A study of the legislative history of these two sections is instructive. Section 15 was amended by 1980 PA 465, 1989 PA 95, and 1996 PA 590. The first amendatory act, 1980 PA 465, required the Secretary of State to follow the procedures set forth in subsection (2) but made no change in that officer's duty to forward investigation results to the Attorney General for enforcement of criminal penalties. The second amendatory act, 1989 PA 95, rewrote section 15, assigned a new number (7) to the subsection regarding referrals to the Attorney General, and made referrals to the Attorney General permissive rather than mandatory. 1989 PA 95 became effective on June 21, 1989. Section 15(7) currently provides that:
When a report or statement is filed pursuant to this act, the secretary of state shall review the report or statement and may investigate an apparent violation of this act pursuant to the rules promulgated pursuant to this act. If the secretary of state determines that there may be reason to believe a violation of this act has occurred and the procedures prescribed in subsection (5) have been complied with, the secretary of state may refer the matter to the attorney general for the enforcement of any criminal penalty provided by this act, or commence a hearing under subsection (6) to determine whether a civil violation of this act has occurred.

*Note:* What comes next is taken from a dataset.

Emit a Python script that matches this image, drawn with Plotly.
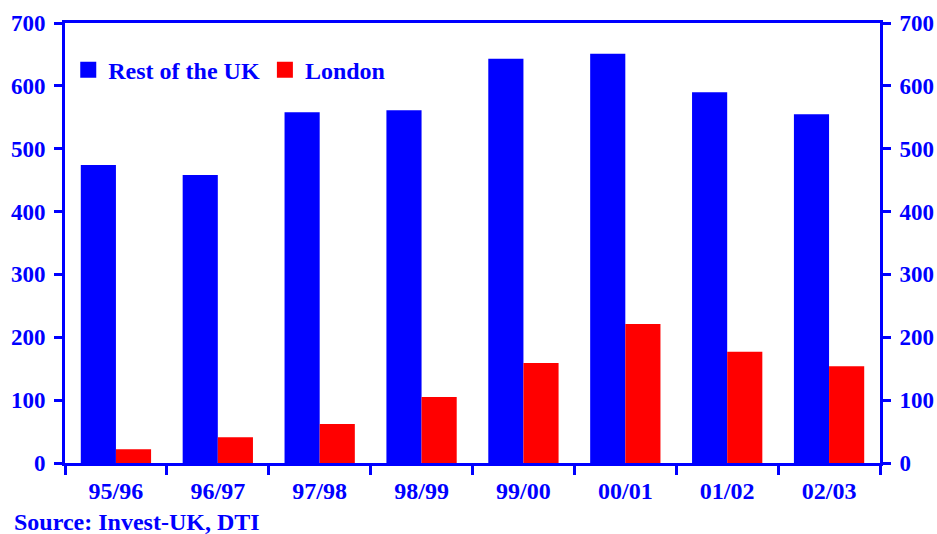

On April 18, 1989, the Michigan Court of Appeals rendered its decision in Forster v Delton School Dist, 176 Mich App 582, 585; 440 NW2d 421 (1989), construing section 15 of the MCFA, and observed that:
The campaign financing act also provides for criminal penalties for knowing violation of the act, and enforcement for such knowing violation may be prosecuted by the Attorney General or local prosecuting attorneys.
Because the campaign financing act creates new rights and imposes new duties, the remedies provided in the act are the exclusive means by which the act may be enforced. Since the act provides an adequate remedy to enforce its provisions, no private right of action may be inferred.
The third amendatory act, 1996 PA 590, amended section 15 of the MCFA but made no change in subsection (7) regarding referrals. This amendment did, however, add a new subsection (9) to provide that:
There is no private right of action, either in law or in equity, pursuant to this act. The remedies provided in this act are the exclusive means by which the act may be enforced and by which any harm resulting from a violation of this act may be redressed.
Amendments to statutes which include language previously subjected to judicial construction are presumed to have been adopted in the light of the prior construction. Van Antwerp v State, 334 Mich 593, 604; 55 NW2d 108 (1952); People v Powell, 280 Mich 699, 703; 274 NW 372 (1937). If the Legislature disagreed with the Court of Appeals' 1989 interpretation of the MCFA, it could have amended the statute. From a plain reading of sections 15 and 33 of the MCFA, and giving meaning and effect to these provisions, it is clear that the Legislature did not intend to confer exclusive authority upon Michigan's Attorney General, to the exclusion of county prosecuting attorneys, regarding enforcement of the MCFA's criminal provisions.
The Legislature has provided that county prosecuting attorneys shall, in their respective counties, prosecute all civil and criminal matters in which the state or county may be interested. MCL 49.153; MSA 5.751. Nothing contained in the MCFA diminishes the authority of county prosecutors to prosecute crimes committed in their respective counties.
It is my opinion, therefore, that Michigan's Attorney General does not have the exclusive authority to enforce the criminal provisions of Michigan's campaign finance act. The enforcement of such provisions may be prosecuted by the Attorney General or by county prosecuting attorneys.